start Raw data

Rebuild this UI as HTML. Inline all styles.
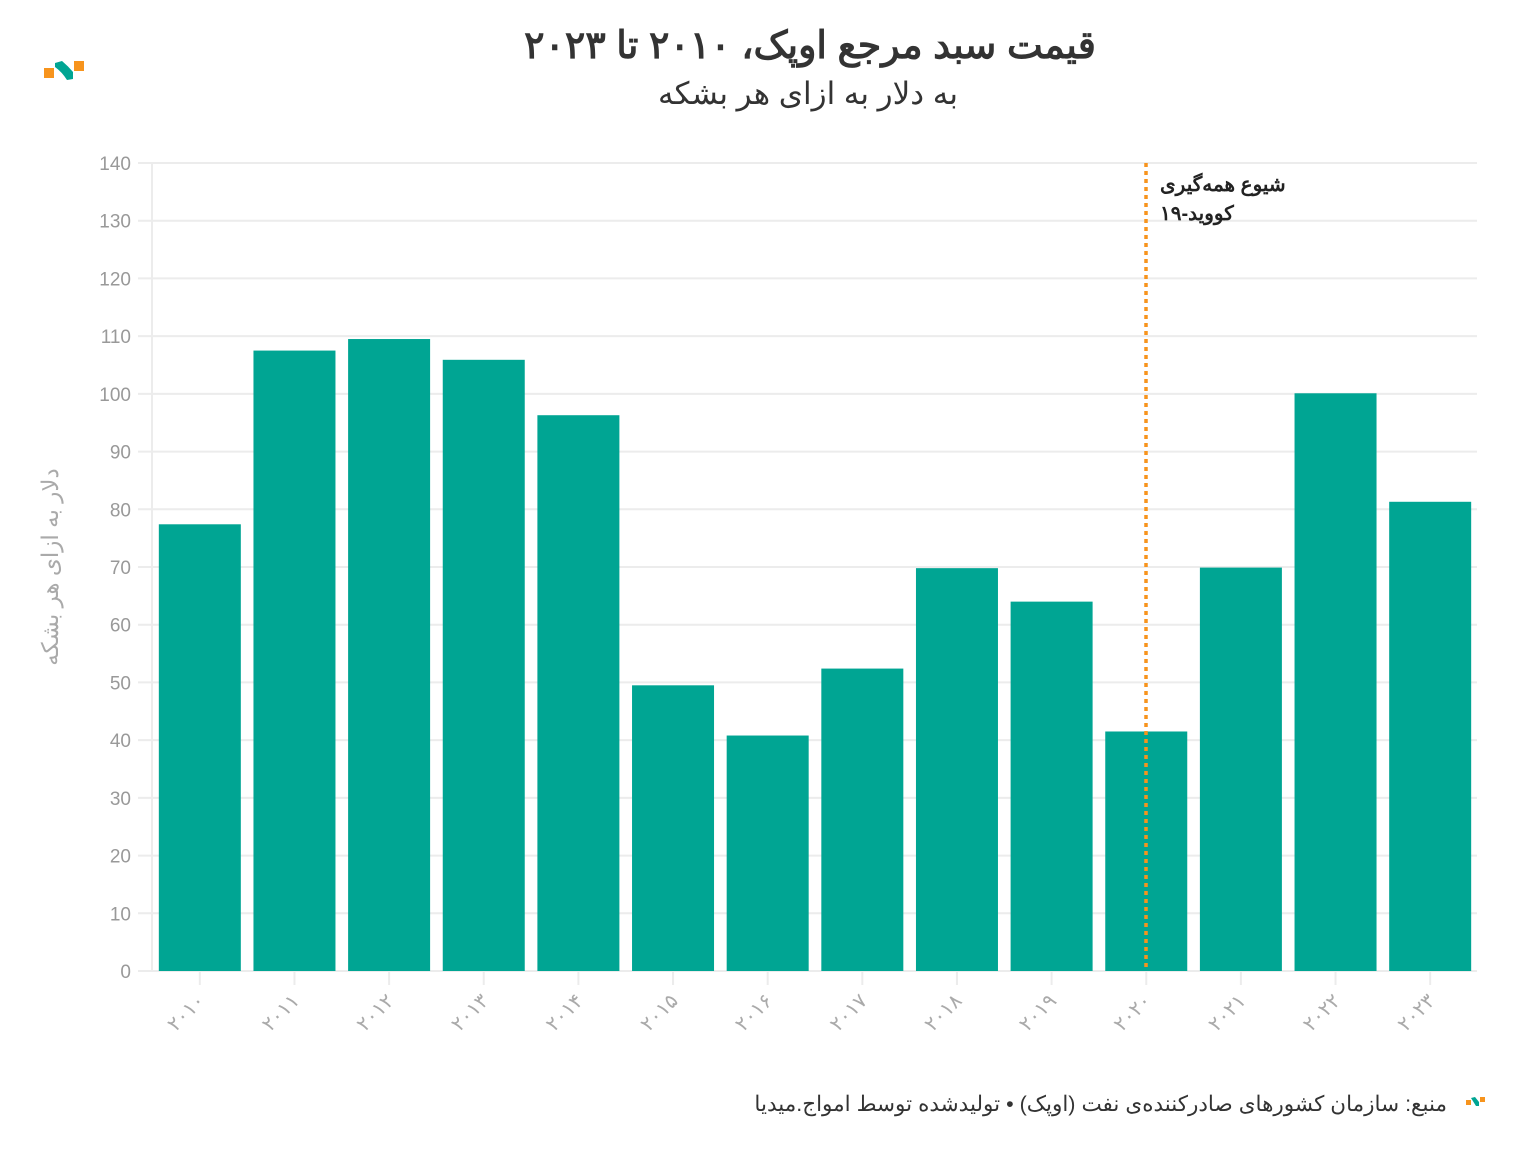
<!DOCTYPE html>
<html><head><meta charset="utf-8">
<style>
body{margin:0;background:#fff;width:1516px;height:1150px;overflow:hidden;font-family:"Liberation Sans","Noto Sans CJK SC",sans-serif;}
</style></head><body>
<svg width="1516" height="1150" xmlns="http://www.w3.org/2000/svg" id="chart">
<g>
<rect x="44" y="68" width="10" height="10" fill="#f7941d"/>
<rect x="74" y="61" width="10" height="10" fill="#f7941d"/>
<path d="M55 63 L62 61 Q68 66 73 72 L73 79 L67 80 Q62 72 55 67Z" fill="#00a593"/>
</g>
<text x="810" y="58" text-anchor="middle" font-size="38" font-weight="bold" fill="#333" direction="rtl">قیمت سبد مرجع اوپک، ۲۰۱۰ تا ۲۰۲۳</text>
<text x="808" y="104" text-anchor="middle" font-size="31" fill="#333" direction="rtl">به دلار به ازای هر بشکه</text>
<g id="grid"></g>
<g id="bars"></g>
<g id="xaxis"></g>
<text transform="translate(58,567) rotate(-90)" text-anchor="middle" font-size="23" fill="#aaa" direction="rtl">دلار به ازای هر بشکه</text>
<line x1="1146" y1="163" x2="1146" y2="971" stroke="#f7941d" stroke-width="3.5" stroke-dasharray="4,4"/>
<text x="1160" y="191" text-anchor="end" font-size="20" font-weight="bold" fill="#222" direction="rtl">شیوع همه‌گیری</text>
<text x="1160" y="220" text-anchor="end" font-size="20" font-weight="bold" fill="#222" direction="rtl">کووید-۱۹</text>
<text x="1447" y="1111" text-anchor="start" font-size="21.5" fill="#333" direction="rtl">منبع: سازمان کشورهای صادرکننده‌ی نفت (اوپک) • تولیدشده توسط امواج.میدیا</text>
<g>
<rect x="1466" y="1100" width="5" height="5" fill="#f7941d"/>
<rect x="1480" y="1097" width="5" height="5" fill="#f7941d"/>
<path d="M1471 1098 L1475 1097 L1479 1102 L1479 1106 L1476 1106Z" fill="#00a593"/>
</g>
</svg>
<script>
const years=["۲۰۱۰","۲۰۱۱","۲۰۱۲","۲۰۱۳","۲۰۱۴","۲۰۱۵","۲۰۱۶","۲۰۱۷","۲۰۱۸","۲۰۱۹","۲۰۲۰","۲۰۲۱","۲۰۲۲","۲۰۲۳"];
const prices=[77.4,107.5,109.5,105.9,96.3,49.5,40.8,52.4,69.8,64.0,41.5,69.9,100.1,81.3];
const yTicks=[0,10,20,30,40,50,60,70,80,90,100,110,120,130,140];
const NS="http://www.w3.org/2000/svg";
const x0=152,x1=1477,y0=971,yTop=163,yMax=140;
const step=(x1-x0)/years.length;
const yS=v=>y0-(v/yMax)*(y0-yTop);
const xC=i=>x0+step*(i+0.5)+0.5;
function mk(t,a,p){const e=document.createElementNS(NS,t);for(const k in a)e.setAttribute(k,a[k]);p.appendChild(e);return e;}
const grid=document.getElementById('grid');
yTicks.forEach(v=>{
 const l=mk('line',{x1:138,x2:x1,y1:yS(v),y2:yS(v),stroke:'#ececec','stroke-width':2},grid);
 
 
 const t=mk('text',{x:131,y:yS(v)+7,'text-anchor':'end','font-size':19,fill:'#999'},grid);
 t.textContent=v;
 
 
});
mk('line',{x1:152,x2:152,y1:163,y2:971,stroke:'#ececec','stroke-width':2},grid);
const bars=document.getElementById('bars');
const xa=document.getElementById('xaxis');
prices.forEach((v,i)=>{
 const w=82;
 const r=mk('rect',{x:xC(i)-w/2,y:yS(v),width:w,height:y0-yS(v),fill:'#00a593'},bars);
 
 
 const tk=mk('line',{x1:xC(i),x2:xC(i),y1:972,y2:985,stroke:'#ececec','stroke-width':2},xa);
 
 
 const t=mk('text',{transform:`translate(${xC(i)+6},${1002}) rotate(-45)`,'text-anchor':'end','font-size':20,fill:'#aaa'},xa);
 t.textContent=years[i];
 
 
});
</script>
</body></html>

end Raw data

Repeat the material above verbatim. Leave the pictures behind.

Rebuild this UI as HTML. Inline all styles.
<!DOCTYPE html>
<html><head><meta charset="utf-8">
<style>
body{margin:0;background:#fff;width:1516px;height:1150px;overflow:hidden;font-family:"Liberation Sans","Noto Sans CJK SC",sans-serif;}
</style></head><body>
<svg width="1516" height="1150" xmlns="http://www.w3.org/2000/svg" id="chart">
<g>
<rect x="44" y="68" width="10" height="10" fill="#f7941d"/>
<rect x="74" y="61" width="10" height="10" fill="#f7941d"/>
<path d="M55 63 L62 61 Q68 66 73 72 L73 79 L67 80 Q62 72 55 67Z" fill="#00a593"/>
</g>
<text x="810" y="58" text-anchor="middle" font-size="38" font-weight="bold" fill="#333" direction="rtl">قیمت سبد مرجع اوپک، ۲۰۱۰ تا ۲۰۲۳</text>
<text x="808" y="104" text-anchor="middle" font-size="31" fill="#333" direction="rtl">به دلار به ازای هر بشکه</text>
<g id="grid"></g>
<g id="bars"></g>
<g id="xaxis"></g>
<text transform="translate(58,567) rotate(-90)" text-anchor="middle" font-size="23" fill="#aaa" direction="rtl">دلار به ازای هر بشکه</text>
<line x1="1146" y1="163" x2="1146" y2="971" stroke="#f7941d" stroke-width="3.5" stroke-dasharray="4,4"/>
<text x="1160" y="191" text-anchor="end" font-size="20" font-weight="bold" fill="#222" direction="rtl">شیوع همه‌گیری</text>
<text x="1160" y="220" text-anchor="end" font-size="20" font-weight="bold" fill="#222" direction="rtl">کووید-۱۹</text>
<text x="1447" y="1111" text-anchor="start" font-size="21.5" fill="#333" direction="rtl">منبع: سازمان کشورهای صادرکننده‌ی نفت (اوپک) • تولیدشده توسط امواج.میدیا</text>
<g>
<rect x="1466" y="1100" width="5" height="5" fill="#f7941d"/>
<rect x="1480" y="1097" width="5" height="5" fill="#f7941d"/>
<path d="M1471 1098 L1475 1097 L1479 1102 L1479 1106 L1476 1106Z" fill="#00a593"/>
</g>
</svg>
<script>
const years=["۲۰۱۰","۲۰۱۱","۲۰۱۲","۲۰۱۳","۲۰۱۴","۲۰۱۵","۲۰۱۶","۲۰۱۷","۲۰۱۸","۲۰۱۹","۲۰۲۰","۲۰۲۱","۲۰۲۲","۲۰۲۳"];
const prices=[77.4,107.5,109.5,105.9,96.3,49.5,40.8,52.4,69.8,64.0,41.5,69.9,100.1,81.3];
const yTicks=[0,10,20,30,40,50,60,70,80,90,100,110,120,130,140];
const NS="http://www.w3.org/2000/svg";
const x0=152,x1=1477,y0=971,yTop=163,yMax=140;
const step=(x1-x0)/years.length;
const yS=v=>y0-(v/yMax)*(y0-yTop);
const xC=i=>x0+step*(i+0.5)+0.5;
function mk(t,a,p){const e=document.createElementNS(NS,t);for(const k in a)e.setAttribute(k,a[k]);p.appendChild(e);return e;}
const grid=document.getElementById('grid');
yTicks.forEach(v=>{
 const l=mk('line',{x1:138,x2:x1,y1:yS(v),y2:yS(v),stroke:'#ececec','stroke-width':2},grid);
 
 
 const t=mk('text',{x:131,y:yS(v)+7,'text-anchor':'end','font-size':19,fill:'#999'},grid);
 t.textContent=v;
 
 
});
mk('line',{x1:152,x2:152,y1:163,y2:971,stroke:'#ececec','stroke-width':2},grid);
const bars=document.getElementById('bars');
const xa=document.getElementById('xaxis');
prices.forEach((v,i)=>{
 const w=82;
 const r=mk('rect',{x:xC(i)-w/2,y:yS(v),width:w,height:y0-yS(v),fill:'#00a593'},bars);
 
 
 const tk=mk('line',{x1:xC(i),x2:xC(i),y1:972,y2:985,stroke:'#ececec','stroke-width':2},xa);
 
 
 const t=mk('text',{transform:`translate(${xC(i)+6},${1002}) rotate(-45)`,'text-anchor':'end','font-size':20,fill:'#aaa'},xa);
 t.textContent=years[i];
 
 
});
</script>
</body></html>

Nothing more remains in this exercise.